(Blood and Bone, #2) Sin and Swoon(71)
She nods but her eyes don’t leave the badge. “I’m Amanda.” She opens the door wide for us. There are kids’ toys on the floor, and the TV is blaring. It’s like a normal home for any middle-to-lower class family. “Come on in; ignore the mess. The kids are home for Christmas break now.”
I had forgotten about Christmas. It dawns on me that I have to go to the South for Christmas with the in-laws.
Henrico gives me a look. “I’ll wait out here. Keep an eye out.”
I nod and close the door. “My name is Jane. I’m with the FBI.” I hold up my badge for her. It’s never had as much use as it has on this file.
“How can I help you?” Her face is no longer friendly and sweet.
“We found your father’s cabin and the cells below.”
Her eyes dart to the right. She winces and nods. “You’d better sit down.” She sits too, looking at the kids I didn’t even see on the couch against the wall. “You guys go clean up that basement, now.” Her tone is nervous, but I think they take it as angry. They scramble without making much fuss. When they’re gone she turns back to me. “Now you listen here, I’ve worked long and hard to forget about all that. I don’t need some media bullshit and scandal involving me or my kids.”
“That won’t ever happen.”
“Good. Because that man is not my family.”

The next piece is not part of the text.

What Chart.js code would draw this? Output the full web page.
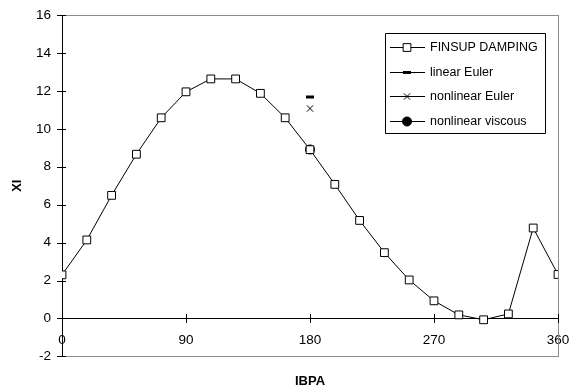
<!DOCTYPE html>
<html>
<head>
<meta charset="utf-8">
<script src="https://cdn.jsdelivr.net/npm/chart.js"></script>
<style>
  html, body { margin: 0; padding: 0; background: #fff; }
  #wrap { width: 580px; height: 389px; position: relative; }
</style>
</head>
<body>
<div id="wrap"><canvas id="myChart"></canvas></div>
<script>
// IBPA (deg) and XI values
var angles = [0, 18, 36, 54, 72, 90, 108, 126, 144, 162, 180, 198, 216, 234, 252, 270, 288, 306, 324, 342, 360];
var finsup = [2.3, 4.14, 6.49, 8.66, 10.58, 11.95, 12.63, 12.63, 11.87, 10.58, 8.9, 7.07, 5.17, 3.47, 2.03, 0.93, 0.19, -0.07, 0.24, 4.77, 2.32];
var singleAngle = [180];
var linearEuler = [11.68];
var nonlinearEuler = [11.07];
var nonlinearViscous = [8.91];
var seriesNames = ["FINSUP DAMPING", "linear Euler", "nonlinear Euler", "nonlinear viscous"];

function toPoints(xs, ys) {
    var pts = [];
    for (var i = 0; i < xs.length; i++) pts.push({x: xs[i], y: ys[i]});
    return pts;
}

var fontFam = "'Liberation Sans', Arial, sans-serif";

// frame, axis lines and the tick marks (as 1px filled rects)
var framePlugin = {
    id: 'plotFrame',
    beforeDatasetsDraw: function(chart) {
        var a = chart.chartArea, ctx = chart.ctx;
        var ys = chart.scales.y, xs = chart.scales.x;
        var l = Math.round(a.left), r = Math.round(a.right);
        var t = Math.round(a.top), b = Math.round(a.bottom);
        var y0 = Math.round(ys.getPixelForValue(0));
        ctx.save();
        // gray frame
        ctx.fillStyle = '#8c8c8c';
        ctx.fillRect(l, t, r - l + 1, 1);
        ctx.fillRect(r, t, 1, b - t + 1);
        ctx.fillRect(l, b, r - l + 1, 1);
        // black axes
        ctx.fillStyle = '#000';
        ctx.fillRect(l, t, 1, b - t + 1);
        ctx.fillRect(l, y0, r - l + 1, 1);
        ys.ticks.forEach(function(tk) {
            var py = Math.round(ys.getPixelForValue(tk.value));
            ctx.fillRect(l - 5, py, 9, 1);
        });
        xs.ticks.forEach(function(tk) {
            var px = Math.round(xs.getPixelForValue(tk.value));
            ctx.fillRect(px, y0 - 4, 1, 9);
        });
        ctx.restore();
    }
};

// legend box inside the plot, like the original
var boxLegend = {
    id: 'boxLegend',
    afterDraw: function(chart) {
        var ctx = chart.ctx;
        var bx = 385, by = 33, bw = 160, bh = 100;
        ctx.save();
        ctx.fillStyle = '#fff';
        ctx.fillRect(bx, by, bw, bh);
        ctx.strokeStyle = '#000';
        ctx.lineWidth = 1;
        ctx.beginPath();
        ctx.moveTo(bx + 0.5, by + 0.5); ctx.lineTo(bx + bw + 0.5, by + 0.5);
        ctx.lineTo(bx + bw + 0.5, by + bh + 0.5); ctx.lineTo(bx + 0.5, by + bh + 0.5);
        ctx.closePath();
        ctx.stroke();
        ctx.font = '12.5px ' + fontFam;
        ctx.textBaseline = 'middle';
        chart.data.datasets.forEach(function(ds, i) {
            var y = Math.round(by + 14 + i * 24.5) + 0.5;
            ctx.strokeStyle = '#000';
            ctx.lineWidth = 1;
            ctx.beginPath();
            ctx.moveTo(bx + 5, y);
            ctx.lineTo(bx + 40, y);
            ctx.stroke();
            ctx.fillStyle = ds.pointBackgroundColor || '#000';
            ctx.lineWidth = ds.pointBorderWidth;
            Chart.helpers.drawPoint(ctx, {
                pointStyle: ds.pointStyle,
                radius: ds.pointRadius,
                borderWidth: ds.pointBorderWidth,
                rotation: 0
            }, bx + 22, y);
            ctx.fillStyle = '#000';
            ctx.fillText(ds.label, bx + 45, y);
        });
        ctx.restore();
    }
};

var ctx = document.getElementById('myChart').getContext('2d');

var myChart = new Chart(ctx, {
    type: 'scatter',
    data: {
        datasets: [{
            label: seriesNames[0],
            data: toPoints(angles, finsup),
            showLine: true,
            borderColor: '#000',
            borderWidth: 1,
            pointStyle: 'rect',
            pointRadius: 5.5,
            pointBorderWidth: 1,
            backgroundColor: '#fff',
            pointBackgroundColor: '#fff',
            pointBorderColor: '#000'
        }, {
            label: seriesNames[1],
            data: toPoints(singleAngle, linearEuler),
            showLine: false,
            pointStyle: 'line',
            pointRadius: 4,
            pointBorderWidth: 3,
            pointBorderColor: '#000',
            pointBackgroundColor: '#000',
            backgroundColor: '#000'
        }, {
            label: seriesNames[2],
            data: toPoints(singleAngle, nonlinearEuler),
            showLine: false,
            pointStyle: 'crossRot',
            pointRadius: 4.5,
            pointBorderWidth: 1,
            pointBorderColor: '#000',
            pointBackgroundColor: '#000',
            backgroundColor: '#000'
        }, {
            label: seriesNames[3],
            data: toPoints(singleAngle, nonlinearViscous),
            showLine: false,
            pointStyle: 'circle',
            pointRadius: 4.5,
            pointBorderWidth: 1,
            pointBorderColor: '#000',
            pointBackgroundColor: '#000',
            backgroundColor: '#000'
        }]
    },
    options: {
        responsive: true,
        maintainAspectRatio: false,
        animation: false,
        layout: { padding: { top: 15, right: 22, bottom: 0, left: 0 } },
        plugins: {
            legend: { display: false },
            tooltip: { enabled: false },
            title: {
                display: true,
                text: 'IBPA',
                position: 'bottom',
                fullSize: false,
                color: '#000',
                font: { family: fontFam, size: 13, weight: 'bold' },
                padding: { top: 17, bottom: 0 }
            }
        },
        scales: {
            x: {
                type: 'linear',
                position: { y: 0 },
                min: 0,
                max: 360,
                ticks: {
                    stepSize: 90,
                    color: '#000',
                    padding: 10,
                    maxRotation: 0,
                    font: { family: fontFam, size: 13.5 }
                },
                grid: { display: true, drawOnChartArea: false, color: 'rgba(0,0,0,0)', tickLength: 4 },
                border: { display: false }
            },
            y: {
                min: -2,
                max: 16,
                afterFit: function(scale) { scale.width = 62; },
                ticks: {
                    stepSize: 2,
                    color: '#000',
                    padding: 6,
                    font: { family: fontFam, size: 13.5 }
                },
                grid: { display: true, drawOnChartArea: false, color: 'rgba(0,0,0,0)', tickLength: 5 },
                border: { display: false },
                title: {
                    display: true,
                    text: 'XI',
                    color: '#000',
                    font: { family: fontFam, size: 13, weight: 'bold' },
                    padding: { top: 10, bottom: 0 }
                }
            }
        }
    },
    plugins: [framePlugin, boxLegend]
});
</script>
</body>
</html>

My stomach drops. “So you were never one of the kids to him?”
She shakes her head. “I was never anything but a burden to her, something he wanted and she didn’t. They didn’t need to adopt; they had two kids. But he wanted—” She pauses. “Like I said, I have moved on. But I want my share. I have earned it.” Her voice shakes a little.
“Yes, you have.” I look down, hating that I have to do this. “Did the other kids know, your brother and sister?”
She nods once.
“And the wife, your adoptive mother?”
She nods again, less sharply. “It started when I was fifteen. I never understood why he wanted to adopt me until my fifteenth birthday. He took me to the cabin for my birthday. We skied and snowmobiled, and for the first time he was nice to me.” Her eyes glaze over, and I am grateful she spares me the details.
“When did you leave the family? Your family?”
She sighs. “When I was seventeen, I ran away. I lived on the streets for a while, did some drugs. Then I met a priest who does an outreach program in Bellevue. He helped me. Got me off the streets, got me a job and some counseling. I met my husband and never looked back until that lawyer came. Roland Guthrie. He had a partner who wanted to take my case, wanted to help me get the money I was owed.”
“Lawyer?”
She nods. “Yeah, he and his partner, Sven Kelpie, have made the case for me. They said I should have my third; I was legally adopted, and I was owed. Said it would take some time. All they wanted was the cabin. No commission, just the cabin and the land.” She laughs bitterly, and I nearly wrinkle my nose.
“They must have known about the cabin.”
She gives me a look, and I feel about one inch tall. “Everyone who is anyone knew about that lodge. You think you can have a fun lodge like that and not share it with all the successful important people in the world? Of course they knew, but if they wanted that nasty pit as their payment, I was fine with it. I just needed to win my share first. I earned it.”
“Wait, so the will was never changed to take you out, you just were never in it?”
She nods again. “That’s right. He could have sex with me and torment me, but he couldn’t let me have my share of the money. I slept in a cell for a month once. Growing up, my bedroom was in the basement next to the boiler room.”
“Of the house in Queen Anne?”
She shakes her head. “No, our main house was out on the water. It’s not part of the will because it was gifted directly to my brother and sister before he died. The bullshit story about me being cut out was done by the media, leaked, but I don’t know how. I can’t imagine anyone who would benefit from such a move. All I know is there was no deathbed change to the will.”
“What’s the address on that house?”
She shakes her head but writes it down. “You are not going to like that house at all.”
“Is it as bad as the cabin?”
She shakes her head. “Worse. The cabin was just to train the girls to work the lodge. They would suffer there, learning how to be women of the night, as he liked to call them. Then he would take them to the lodge, and they actually would be grateful. No more cells and starving and shitting in those nasty toilets. No more bugs and sickness. No more Old Dick teaching them how to be a woman.”